A Laboratory of Experimental Ethics: Digital Cosmopolitanism in Samanta Schweblin’s Kentukis
Article / Journal
Author(s):
Marco Ramírez Rojas
Year: 2024
Language(s): English
Abstract:
Samanta Schweblin is one of the most prominent figures in the contemporary Latin American panorama. Her narrative works Distancia de Rescate, Pájaros en la boca and Siete Casas Vacías explore the quiet horrors of family life and the looming menaces of industrialization and ecological disaster. In her novel Kentukis (2018), she peers into a dystopian world of human relationships mediated by technological artifacts that, under the disguise of innocent toys, create a global network of vigilance, dependency and interpersonal abuse. Challenging the boundaries of the novel, this kaleidoscopic work is organized in a fragmentary structure that shifts from one narrative capsule to another, offering a collection of narratives that span across the globe.
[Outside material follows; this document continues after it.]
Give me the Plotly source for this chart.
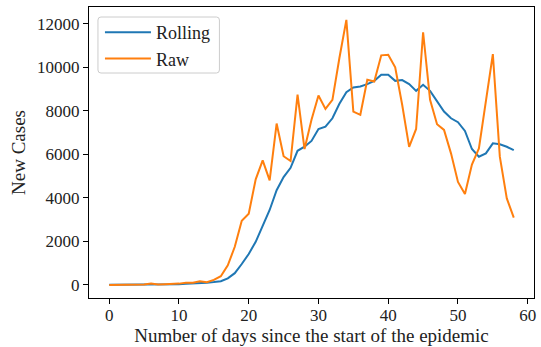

The purpose of this article is to read Kentukis as a projection of the cosmopolitan ethical anxieties in a hyperconnected technological world. Drawing from the field of Experimental Ethics, I propose to interpret the collection of fictional narratives in this book as a series of ethical thought experiments. I contend that each one of the episodes presents the reader with an ethical puzzle aimed at testing the fabric of the ethical commitments towards strangers in the context of what can be called “digital cosmopolitanism.” Conceptually, this article is in close dialogue with Martha Nussbaum’s and Kwame Anthony Appiah’s theories of cosmopolitanism, Emmanuel Levinas’s ethical meditations, as well as with the concept of “digital cosmopolitanism” coined by Ethan Zuckerman.